Minnesota HS football team to wear Guardian Caps during games
The Park Cottage Grove head football coach has invested $11,000 over the past three years in Guardian Caps. Each cap costs roughly $70 and every player in the Park Cottage Grove program, from sixth grade all the way up to varsity, wears them during practice.
A recent story from KARE-11 spoke with Coach Fryklund about making the switch to Guardian Caps. Below is an excerpt from the KARE-11 story.If the Caps look familiar, it might be because you’ve seen the Vikings wear them in practice this month.
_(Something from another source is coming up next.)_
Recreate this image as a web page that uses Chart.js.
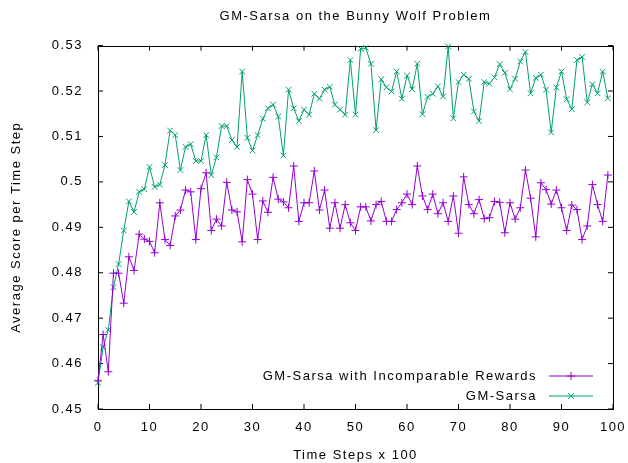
<!DOCTYPE html>
<html>
<head>
<meta charset="utf-8">
<script src="https://cdn.jsdelivr.net/npm/chart.js@4/dist/chart.umd.min.js"></script>
<style>
    html, body { margin: 0; padding: 0; background: #fff; }
</style>
</head>
<body>
<canvas id="grafica" width="628" height="463"></canvas>
<script>
"use strict";
/* Datos de la gráfica */
const pasos = [0, 1, 2, 3, 4, 5, 6, 7, 8, 9, 10, 11, 12, 13, 14, 15, 16, 17, 18, 19,
    20, 21, 22, 23, 24, 25, 26, 27, 28, 29, 30, 31, 32, 33, 34, 35, 36, 37, 38, 39,
    40, 41, 42, 43, 44, 45, 46, 47, 48, 49, 50, 51, 52, 53, 54, 55, 56, 57, 58, 59,
    60, 61, 62, 63, 64, 65, 66, 67, 68, 69, 70, 71, 72, 73, 74, 75, 76, 77, 78, 79,
    80, 81, 82, 83, 84, 85, 86, 87, 88, 89, 90, 91, 92, 93, 94, 95, 96, 97, 98, 99];

const incomparables = [0.4562, 0.4664, 0.4582, 0.4799, 0.4799, 0.4733, 0.4835, 0.4805, 0.4885, 0.4874,
    0.4869, 0.4844, 0.4954, 0.4873, 0.4860, 0.4925, 0.4938, 0.4982, 0.4978, 0.4873,
    0.4985, 0.5020, 0.4893, 0.4918, 0.4903, 0.4999, 0.4938, 0.4934, 0.4868, 0.5005,
    0.4973, 0.4873, 0.4958, 0.4933, 0.5010, 0.4962, 0.4956, 0.4943, 0.5035, 0.4913,
    0.4954, 0.4954, 0.5024, 0.4938, 0.4982, 0.4898, 0.4954, 0.4898, 0.4950, 0.4910,
    0.4893, 0.4945, 0.4945, 0.4914, 0.4950, 0.4957, 0.4913, 0.4913, 0.4939, 0.4954,
    0.4973, 0.4950, 0.5035, 0.4969, 0.4939, 0.4973, 0.4930, 0.4954, 0.4913, 0.4969,
    0.4887, 0.5011, 0.4950, 0.4930, 0.4961, 0.4919, 0.4921, 0.4957, 0.4955, 0.4888,
    0.4954, 0.4918, 0.4943, 0.5026, 0.4964, 0.4879, 0.4998, 0.4983, 0.4951, 0.4982,
    0.4943, 0.4893, 0.4949, 0.4939, 0.4873, 0.4903, 0.4994, 0.4950, 0.4913, 0.5015];

const gmSarsa = [0.4558, 0.4636, 0.4674, 0.4768, 0.4819, 0.4893, 0.4957, 0.4934, 0.4978, 0.4984,
    0.5033, 0.4989, 0.4994, 0.5037, 0.5113, 0.5103, 0.5026, 0.5077, 0.5083, 0.5046,
    0.5046, 0.5103, 0.5015, 0.5054, 0.5123, 0.5123, 0.5092, 0.5077, 0.5243, 0.5097,
    0.5069, 0.5103, 0.5139, 0.5162, 0.5170, 0.5144, 0.5058, 0.5203, 0.5162, 0.5134,
    0.5159, 0.5148, 0.5194, 0.5183, 0.5203, 0.5209, 0.5170, 0.5159, 0.5148, 0.5268,
    0.5148, 0.5293, 0.5295, 0.5260, 0.5114, 0.5226, 0.5208, 0.5199, 0.5243, 0.5183,
    0.5234, 0.5204, 0.5260, 0.5149, 0.5187, 0.5194, 0.5210, 0.5188, 0.5298, 0.5140,
    0.5220, 0.5236, 0.5227, 0.5155, 0.5134, 0.5220, 0.5216, 0.5230, 0.5259, 0.5240,
    0.5204, 0.5227, 0.5265, 0.5286, 0.5195, 0.5229, 0.5236, 0.5203, 0.5109, 0.5208,
    0.5243, 0.5182, 0.5160, 0.5268, 0.5275, 0.5175, 0.5215, 0.5195, 0.5243, 0.5184];

const marcasX = [0, 10, 20, 30, 40, 50, 60, 70, 80, 90, 100];
const marcasY = [0.45, 0.46, 0.47, 0.48, 0.49, 0.5, 0.51, 0.52, 0.53];
const etiquetasY = ["0.45", "0.46", "0.47", "0.48", "0.49", "0.5", "0.51", "0.52", "0.53"];

const colorMorado = "#9400d3";
const colorVerde = "#009e73";
const fuente = "'Liberation Sans', Arial, sans-serif";

function puntos(valores) {
    return pasos.map((p, i) => ({ x: p, y: valores[i] }));
}

/* Espaciado de letras al estilo gnuplot */
const espaciado = {
    id: "espaciado",
    beforeInit(chart) { chart.ctx.letterSpacing = "1.5px"; },
    beforeLayout(chart) { chart.ctx.letterSpacing = "1.5px"; },
    beforeDraw(chart) { chart.ctx.letterSpacing = "1.5px"; }
};

/* Marco y marcas hacia dentro */
const marco = {
    id: "marco",
    beforeDatasetsDraw(chart) {
        const { ctx, chartArea: a, scales } = chart;
        ctx.save();
        ctx.strokeStyle = "#000";
        ctx.lineWidth = 1;
        const largo = 5;
        marcasX.forEach(v => {
            const x = scales.x.getPixelForValue(v);
            ctx.beginPath();
            ctx.moveTo(x, a.bottom); ctx.lineTo(x, a.bottom - largo);
            ctx.moveTo(x, a.top); ctx.lineTo(x, a.top + largo);
            ctx.stroke();
        });
        marcasY.forEach(v => {
            const y = scales.y.getPixelForValue(v);
            ctx.beginPath();
            ctx.moveTo(a.left, y); ctx.lineTo(a.left + largo, y);
            ctx.moveTo(a.right, y); ctx.lineTo(a.right - largo, y);
            ctx.stroke();
        });
        ctx.strokeRect(Math.round(a.left) + 0.5, Math.round(a.top) + 0.5,
            Math.round(a.right - a.left), Math.round(a.bottom - a.top));
        ctx.restore();
    }
};

/* Leyenda dentro del área, abajo a la derecha */
const leyenda = {
    id: "leyenda",
    afterDraw(chart) {
        const { ctx, chartArea: a } = chart;
        ctx.save();
        ctx.font = "13px " + fuente;
        ctx.fillStyle = "#000";
        ctx.textAlign = "right";
        ctx.textBaseline = "middle";
        chart.data.datasets.forEach((ds, i) => {
            const y = a.bottom - 33 + i * 20;
            ctx.fillText(ds.label, a.right - 76, y);
            ctx.strokeStyle = ds.borderColor;
            ctx.lineWidth = 1;
            ctx.beginPath();
            ctx.moveTo(a.right - 64, y);
            ctx.lineTo(a.right - 20, y);
            ctx.stroke();
            const cx = a.right - 42;
            ctx.beginPath();
            if (ds.pointStyle === "cross") {
                ctx.moveTo(cx - 4, y); ctx.lineTo(cx + 4, y);
                ctx.moveTo(cx, y - 4); ctx.lineTo(cx, y + 4);
            } else {
                ctx.moveTo(cx - 3, y - 3); ctx.lineTo(cx + 3, y + 3);
                ctx.moveTo(cx - 3, y + 3); ctx.lineTo(cx + 3, y - 3);
            }
            ctx.stroke();
        });
        ctx.restore();
    }
};

function inicializarGrafica() {
    const canvas = document.getElementById("grafica");

    new Chart(canvas, {
        type: "line",
        data: {
            datasets: [{
                label: "GM-Sarsa with Incomparable Rewards",
                data: puntos(incomparables),
                borderColor: colorMorado,
                backgroundColor: colorMorado,
                borderWidth: 1,
                pointStyle: "cross",
                pointRadius: 4,
                pointBorderWidth: 1,
                tension: 0,
                clip: false
            }, {
                label: "GM-Sarsa",
                data: puntos(gmSarsa),
                borderColor: colorVerde,
                backgroundColor: colorVerde,
                borderWidth: 1,
                pointStyle: "crossRot",
                pointRadius: 4,
                pointBorderWidth: 1,
                tension: 0,
                clip: false
            }]
        },
        options: {
            responsive: false,
            devicePixelRatio: 1,
            animation: false,
            layout: { padding: { left: 0, right: 15, top: 0, bottom: 0 } },
            plugins: {
                legend: { display: false },
                tooltip: { enabled: false },
                title: {
                    display: true,
                    fullSize: false,
                    text: "GM-Sarsa on the Bunny Wolf Problem",
                    color: "#000",
                    font: { family: fuente, size: 13, weight: "normal" },
                    padding: { top: 9, bottom: 21 }
                }
            },
            scales: {
                x: {
                    type: "linear",
                    min: 0,
                    max: 100,
                    grid: { display: false, drawTicks: false },
                    border: { display: false },
                    ticks: {
                        stepSize: 10,
                        padding: 11,
                        color: "#000",
                        maxRotation: 0,
                        font: { family: fuente, size: 13 }
                    },
                    title: {
                        display: true,
                        text: "Time Steps x 100",
                        color: "#000",
                        font: { family: fuente, size: 13 },
                        padding: { top: 0, bottom: 0 }
                    },
                    afterFit(scale) {
                        scale.height = 54;
                        scale.paddingLeft = 0;
                        scale.paddingRight = 0;
                    }
                },
                y: {
                    min: 0.45,
                    max: 0.53,
                    grid: { display: false, drawTicks: false },
                    border: { display: false },
                    afterBuildTicks(scale) {
                        scale.ticks = marcasY.map(v => ({ value: v }));
                    },
                    ticks: {
                        padding: 15,
                        color: "#000",
                        font: { family: fuente, size: 13 },
                        callback: v => {
                            const i = marcasY.findIndex(m => Math.abs(m - v) < 1e-9);
                            return i >= 0 ? etiquetasY[i] : "";
                        }
                    },
                    title: {
                        display: true,
                        text: "Average Score per Time Step",
                        color: "#000",
                        font: { family: fuente, size: 13 },
                        padding: { top: 9, bottom: 0 }
                    },
                    afterFit(scale) { scale.width = 98; }
                }
            }
        },
        plugins: [espaciado, marco, leyenda]
    });
}

document.addEventListener("DOMContentLoaded", inicializarGrafica);
</script>
</body>
</html>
Just this year, the NFL mandated Guardian Caps for all teams and all players — at all times — during practice.
“To be completely frank, if they didn’t work and they didn’t keep people safer, I really don’t think the NFL would be mandating what they are,” said Fryklund.
The Cap doesn’t prevent concussions, but they do, it seems, lessen the impact on the brain by 33 percent, according to the company.
Park High doesn’t have hard data to prove that, but the science makes sense to those who treat athletes.
“When you think about the way a concussion happens, it’s because your brain is floating inside your skull, and when you get hit or you experience a whiplash, it bounces around inside your skull,” said Mel Haupt, Park football’s trainer. “So, if we can add something on top of it to absorb some of that force, less force is going to get transmitted through the helmet, through your skull, and then into your brain to cause it to move around and slosh around inside.”
That simple science is why Fryklund decided to take team safety to the next level by wearing the Guardian Cap during games.